This I did not see -- but I turned towards her in time to see her arms and head disappear within, as she scrabbled inside to recover them. Seeing her southern latitudes extending from the tree while northern hemisphere wrestled with the insides of the cypress, I found it impossible not to think of Pooh bear.
Traditional description of Lawson's trek involves some sort of assignment from the eight Lords Proprietors of the Carolina Colony. In the introduction to the current version of Lawson's A New Voyage to Carolina the author says thus: "Nothing is known of Lawson's sojourn in Charleston until December, 1700, when he was appointed by the Lords Proprietors to make a reconnaissance survey of the interior of Carolina." Interesting enough, but as we say in academic circles, nuh-unh. Lawson clearly took his journey, as his delightful book amply documents. Why he took his journey remains enigmatic. Lawson's family was well connected in London and could easily have had contact with people of that stature, and Lawson was quickly well connected with influential colonials like James Moore, who became governor of Carolina in 1700 and had before that made forays himself into the western backcountry. But we have no evidence that anybody paid, told, or even asked Lawson to go on his journey. We just know he went.
She reads the country like a tracker, too. We found our first cypress swamp when an hour or so into our first day of hiking she narrowed her eyes and said, "That drops off quickly," pointing to a line of trees evident to her but not to me. We left the forest road, descended a few feet, and yes -- there was a swamp: a low bowl, with the obligatory bald cypress knees, tupelos with spreading bells at their trunk bases, and water rendered black by the tannins from leaves, bark, and pine needles.
Days passed like this. As an ecologist Katie's training is, basically, in noticing things. My friend and fellow Lawsonian Tom Earnhardt has described Lawson as "a great noticer" -- his book is full of things that he points out, in lovely, satisfying prose, simply because he notices them. That's the value of his book -- not so much that he discovered things, but that he put down what he saw in a way that we can still understand.
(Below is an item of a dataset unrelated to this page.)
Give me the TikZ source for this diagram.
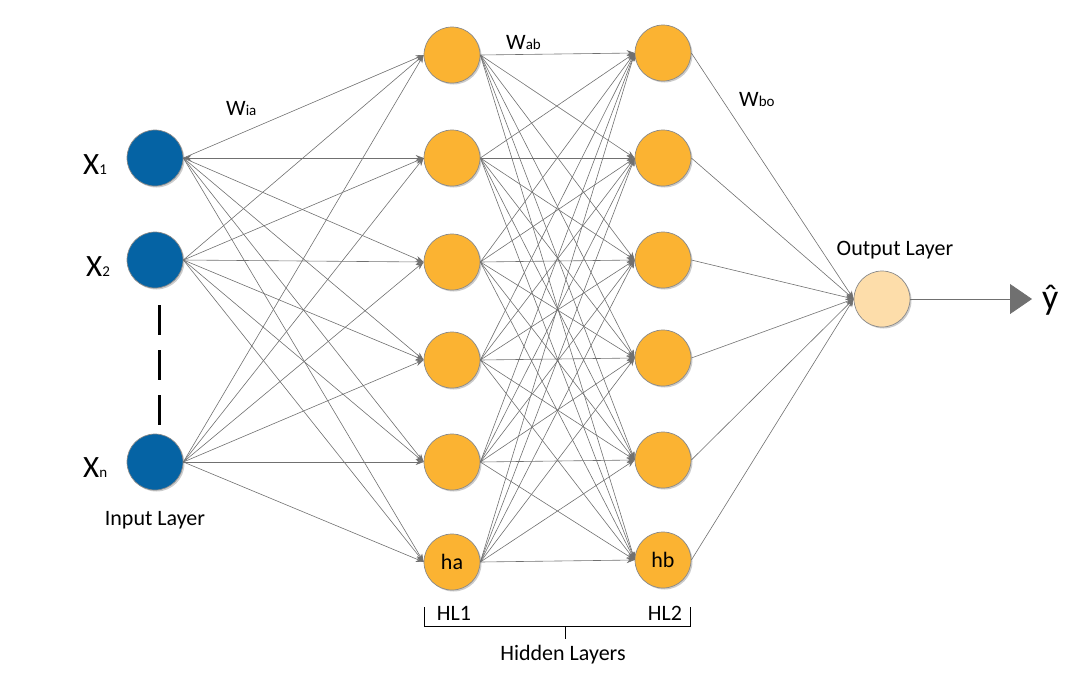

On Bull's Island, on the coast, for example, he described the first jellyfish he'd ever seen: "There was left by the Tide several strange Species of a mucilagmous slimy Substance, though living, and very aptly mov'd at their first Appearance; yet, being left on the dry Sand, (by the Beams of the Sun) soon exhale and vanish." The slime molds Katie studies Lawson never mentioned, but they’re bizarre creatures that are not fungi, though they used to be classified as such. Some of them exist in enormous supercells with thousands of nuclei; others exist as single-celled protists but on a chemical signal suddenly begin functioning as a unified organism. (Neither of the two we saw in the tree stump looked about to league together to take over the world, but to be honest I’m worried about that now.)
"It's not just about deer and squirrels. It's not just a longleaf pine forest. I think it's more interesting what's going on down in the soil. On the level of the microorganisms.”
The rain stopped awhile and we heard only the wind high in the pines. The slime molds we had seen could grow in a short warm spell. “They fruit very quickly,” she said. “But I’ve never seen them in January.”
More silence. “I like that it’s all more complex than we can really organize in our minds,” she said later.
Overnight we heard owls. The next day we learned the lake we slept near was full of hibernating alligators.